Sanctions are tools for coercive political pressure. They come in many forms, from a blockade that deprives the economy to a ban on travel by specific individuals. They are typically used as a tool to pressure authoritarian regimes, but they can also be deployed in cases where there is a big power imbalance–such as when the US imposed sanctions on pipelines from the Soviet Union to Europe, a clear antecedent of the Nord Stream 2 saga. But sanctions have their own problems: they often fail to achieve their political goals and can cause even more harm than the problem they are trying to solve. They can provoke a war, they can cause humanitarian crises, and they can make the political situation even worse for the target country.
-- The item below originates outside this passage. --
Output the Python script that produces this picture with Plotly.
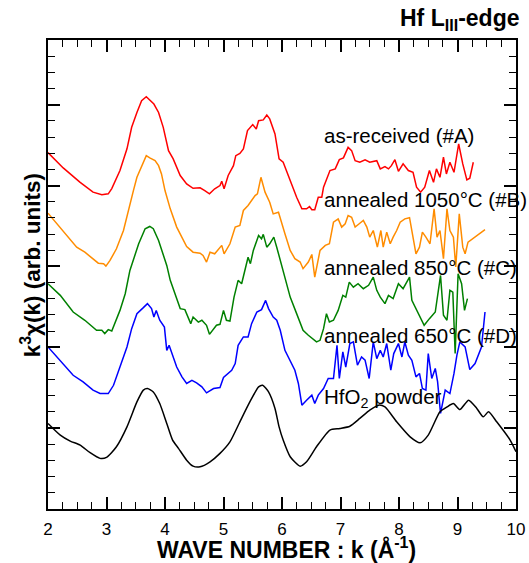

One key reason for the failure of sanctions is that they are not sufficiently targeted. Sanctions should be targeted at policymakers and selected economic sectors and the costs of the sanction should be carefully estimated to minimize collateral damage. It is also necessary to include estimates of the cost to the sanctioner’s economy and prevent local companies from circumventing sanctions.
The Global Sanctions Data Base (GSDB) addresses these limitations. It is the first dataset to systematically list official sanction objectives, providing the opportunity for an empirical analysis of their success rate. The GSDB’s coverage of sanctions over an extended period and its rich dimensionality open up several new avenues for research. For example, we find that a large share of sanctions objectives are linked to democratization efforts and support for human rights. But, as the case of South Africa demonstrates, sanctions can also trigger change, fuelling the economic and government crisis faced by a regime and empowering activists to rise up against it.